TüRSAK Vakfı tarafından düzenlenen 20.Randevu İstanbul Uluslararası Film Festivali’nin ilk gününde “özel Gösterimler” bölümü filmlerinden, Rudolf Nureyev: Düşlerin Adası” ve “2 Yaka Yarım Aşk” filmlerinin gösterimleri gerçekleşti.
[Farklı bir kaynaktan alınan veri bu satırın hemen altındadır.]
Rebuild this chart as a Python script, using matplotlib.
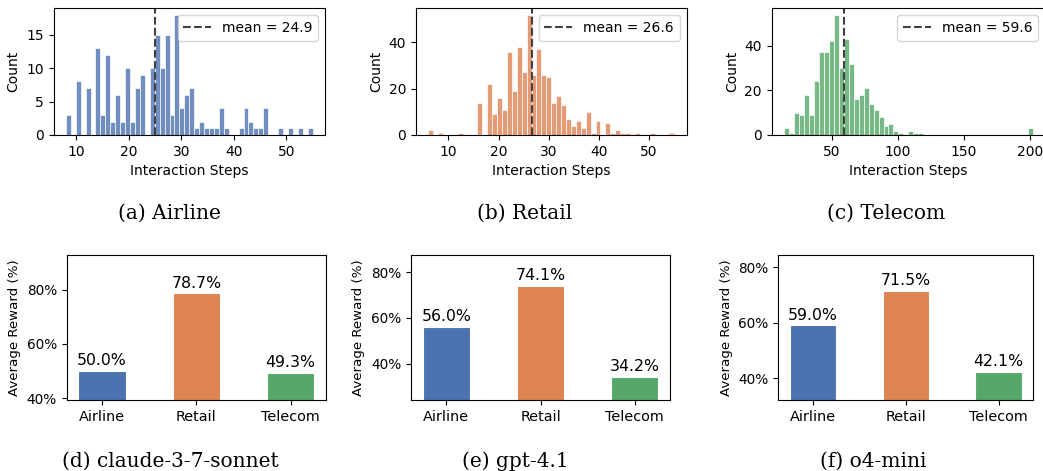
import numpy as np
import matplotlib.pyplot as plt
from matplotlib.ticker import MultipleLocator, FuncFormatter

# seaborn "deep" colours
blue, orange, green = '#4C72B0', '#DD8452', '#55A868'
colors = [blue, orange, green]

domains = ['Airline', 'Retail', 'Telecom']

# interaction steps per simulation (value, number of runs)
airline_steps = [8, 10, 12, 14, 15, 16, 17, 18, 19, 20, 21, 22, 23, 24, 25, 26, 27, 28, 29,
                 30, 31, 32, 33, 34, 35, 36, 37, 38, 39, 41, 42, 43, 44, 45, 46, 49, 51, 53, 55]
airline_counts = [3, 8, 7, 13, 3, 12, 2, 6, 2, 10, 2, 7, 9, 10, 15, 10, 15, 3, 18,
                  4, 6, 7, 1, 2, 1, 1, 1, 4, 1, 1, 4, 2, 1, 1, 4, 1, 1, 1, 1]

retail_steps = [6, 8, 12, 16, 18, 19, 20, 21, 22, 23, 24, 25, 26, 27, 28, 29, 30, 31, 32,
                33, 34, 35, 36, 37, 38, 39, 40, 42, 43, 44, 45, 46, 48, 51, 55]
retail_counts = [2, 1, 1, 14, 22, 9, 16, 11, 36, 19, 38, 27, 52, 26, 37, 26, 25, 14, 17,
                 13, 7, 4, 6, 3, 10, 1, 6, 5, 1, 2, 1, 1, 1, 1, 1]

telecom_steps = [14, 20, 23, 27, 31, 35, 38, 42, 46, 50, 53, 57, 61, 65, 69, 72, 76, 80,
                 84, 87, 91, 95, 99, 102, 110, 114, 117, 202]
telecom_counts = [3, 1, 10, 9, 18, 9, 24, 37, 37, 42, 54, 30, 43, 32, 16, 18, 21, 14,
                  11, 8, 4, 5, 2, 1, 2, 1, 1, 3]

mean_steps = [24.9, 26.6, 59.6]

# average reward per model (%)
models = ['claude-3-7-sonnet', 'gpt-4.1', 'o4-mini']
claude_reward = [50.0, 78.7, 49.3]
gpt41_reward = [56.0, 74.1, 34.2]
o4mini_reward = [59.0, 71.5, 42.1]

W, H = 1043, 471
fig = plt.figure(figsize=(W / 100, H / 100), dpi=100)


def box(l, t, r, b):
    return [l / W, 1 - b / H, (r - l) / W, (b - t) / H]


top_boxes = [box(53.5, 8.5, 325, 135), box(416, 8.5, 686.5, 135), box(771.7, 8.5, 1045, 135)]
bot_boxes = [box(66.7, 255, 326, 400), box(411, 255, 670, 400), box(778.3, 255, 1033.3, 400)]

steps = [(airline_steps, airline_counts), (retail_steps, retail_counts), (telecom_steps, telecom_counts)]
for i, (s, c) in enumerate(steps):
    ax = fig.add_axes(top_boxes[i])
    ax.hist(s, bins=50, weights=c, color=colors[i], alpha=0.8, edgecolor='white', linewidth=0.6)
    ax.axvline(mean_steps[i], color='0.25', linestyle='--', linewidth=1.5,
               label=f'mean = {mean_steps[i]:.1f}')
    ax.set_xlabel('Interaction Steps', fontsize=10)
    ax.set_ylabel('Count', fontsize=10)
    ax.tick_params(labelsize=10)
    ax.legend(loc='upper right', fontsize=10)

rewards = [claude_reward, gpt41_reward, o4mini_reward]
x = np.arange(len(domains))
for i, r in enumerate(rewards):
    ax = fig.add_axes(bot_boxes[i])
    ax.bar(x, r, width=0.5, color=colors, edgecolor='white', linewidth=0.8)
    for xi, v in zip(x, r):
        ax.annotate(f'{v:.1f}%', (xi, v), xytext=(0, 2), textcoords='offset points',
                    ha='center', va='bottom', fontsize=11.3)
    ax.set_ylim(min(r) - 10, max(r) * 1.18)
    ax.yaxis.set_major_locator(MultipleLocator(20))
    ax.yaxis.set_major_formatter(FuncFormatter(lambda v, p: f'{v:.0f}%'))
    ax.set_xticks(x)
    ax.set_xticklabels(domains, fontsize=10.4)
    ax.tick_params(axis='y', labelsize=9.8)
    ax.set_ylabel('Average Reward (%)', fontsize=9.6)

captions_top = ['(a) Airline', '(b) Retail', '(c) Telecom']
captions_bot = ['(d) ' + models[0], '(e) ' + models[1], '(f) ' + models[2]]
top_x = [169, 525, 886]
bot_x = [170, 515, 873]
for t, cx in zip(captions_top, top_x):
    fig.text(cx / W, 1 - 219 / H, t, ha='center', va='baseline', fontsize=14.5, family='DejaVu Serif')
for t, cx in zip(captions_bot, bot_x):
    fig.text(cx / W, 1 - 467 / H, t, ha='center', va='baseline', fontsize=14.5, family='DejaVu Serif')

fig.savefig('out.png', dpi=100)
Cinemaximum Zorlu Center salonunda gerçekleşen filmlerin gösterimleri sonrası Rudolf Nureyev: Düşlerin Adası” filminin yapımcısı Nurdan Tümbek Tekeoğlu, filmin oyuncularından ve ortak yapımcılarından Yasemin Pirinçcioğlu ile “2 Yaka yarım Aşk” filmin oyuncularından Selda Alkor, Deniz Doğa Tegün, Zafer Kayaokay, Yağmur Damcıoğlu’ nun katılımıyla söyleşi gerçekleşti.
Film programı ile 2017’yi dopdolu bir seyir zevkiyle tamamlayacak olan festival, farklı ülke ve kültürlerden 60’ın üzerinde filmin ve programdaki filmlerle bağlantılı birçok etkinliğe yer veriyor
1980 ile 1990 arasında Türkiye’ye yaptığı ziyaretlere odaklanan bir belgesel olan “RUDOLF NUREYEV: DüŞLERİNİN ADASI” filmin gösterimi ardından yapımcı Nurdan Tümbek Tekeoğlu, filmin oyuncularından ve ortak yapımcılarından Yasemin Pirinçcioğlu soruları yanıtladı.
öldüğü yıla kadar Rudolf Nureyev’in çok yakın arkadaşı olma şerefine nail olan Yasemin Pirinçcioğlu; “Aile, arkadaş, dost o benim öğretmenimdi dedi”. “Hakikaten bir dahi olduğuna şahit oldum” diye sözlerine devam eden Pirinçcioğlu,Moskova Uluslararası Film Festivali’nin Jüri Heyeti Başkanı Evgeniea Tirdatova baleye, sanata olan düşkünlüğü nedeniyle hikayeyi dinler dinlemez “hemen yazıyorum ve hemen çekiyoruz” dediğini anlattı.
Göç, göçmen, muhacir, yabancılık, hasretlik, insanı konu alan kısa filmi “İki Yaka Yarım Aşk”ın da yönetmenliğini üstlenen Nurdan Tümbek Tekeoğlu filmin oyuncuları Selda Alkor, Deniz Doğa Tegün, Zafer Kayaokay, Yağmur Damcıoğlu’ nün katılımıyla yine seyircilerin sorularını yanıtladı.
“15 yaşımdan itibaren Selanik’ten Gülcemal gemisiyle İzmir Karaburun’a gelen dedemin hikayelerini dinlerken, rahmetli dedem Cemal Atay’ın ve mübadillerin hikayesini anlatmak istiyordum ve ilk aklıma gelen kişi Selda Alkor oldu.” diyen Nurdan Tümbek Tekeoğlu sözü Selda Alkor’a bıraktı. Alkor; “Benim yaptığım ilk kısa film. 90-120 dakikalardan sonra 28 dakikaya nasıl düşülür bunu öğrendim. Bizim büyük heyecanlarla çektiğimiz bir çok yeri kesmek durumunda kaldık. Güzel bir film oldu. çok sıcak ve içten bir film oldu.” diye konuştu.